新NISAでは口座開設期間が恒久化することにより、口座開設や投資をいつから始めても非課税保有限度額まで投資が可能になります。 - 非課税保有限度額が拡大し、枠の再利用が可能
現行NISAの非課税保有限度額は、つみたてNISAが年間最大投資額40万円×最長20年間で最大800万円、一般NISAが年間最大投資額120万円×最長5年間で最大600万円です。株式や投資信託を売却しても、その分の非課税保有限度額が復活することはありません。
新NISAでは非課税保有限度額が1,800万円(うち成長投資枠1,200万円まで)となり、売却した商品の取得価額分が翌年から非課税保有限度額として復活し、再利用することが可能になります。

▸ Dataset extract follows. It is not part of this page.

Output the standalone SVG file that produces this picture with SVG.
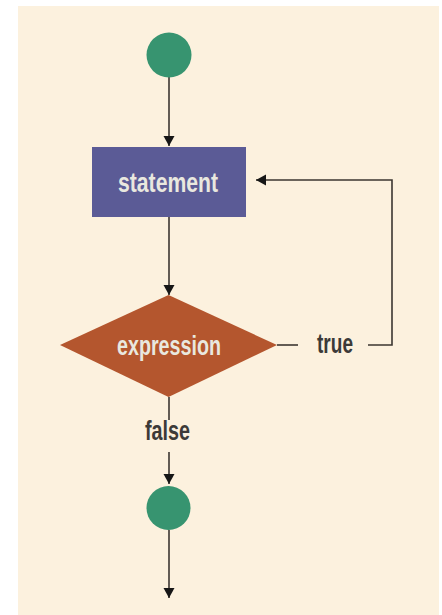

途中で売却して増額分を非課税で受け取り、復活した非課税保有限度額の枠で別の株式や投資信託を購入することができます。
新NISAのメリット・デメリット
新NISAのメリット
新NISAのメリットは前項に記した通り、
- つみたて投資枠と成長投資枠の併用が可能
- 年間の投資額上限が拡大
- 非課税保有期間が無期限化
- 口座開設期間が恒久化
- 非課税保有限度額が拡大
の5つです。
通常の貯蓄や投資と比べ、非課税であるため実質的なリターンが高くなります。さらに、始める時期に関わらない長期の運用や投資枠の再利用も可能となり、投資の自由度が上がりました。
新NISAのデメリット
一方で、投資の自由度が増したということは、自分で判断しなければならない場面が増えたということでもあります。売却の判断や、売却後に復活した投資枠の投資先など現行NISAではあまり考える必要が無かったことを判断しなければなりません。
また、現行NISAと同じく主に投資信託を活用して積立投資を行うため収益性や安全性は商品により様々です。株価の変動などに連動して日々価格が変動します。そのため、運用成績が悪い場合には元本割れのリスクもあります。
まとめ
新NISAは現行NISAよりも投資限度額や非課税保有期間が緩和され投資の自由度が増しました。同時に金額設定や売却のタイミングなど自己の判断が重要になったとも考えられます。個人の生活スタイルやライフプランに合わせて、適切な投資商品を選び、将来の安定した生活を実現するために活用できる制度です。資産形成の手段として検討してみてはいかがでしょうか。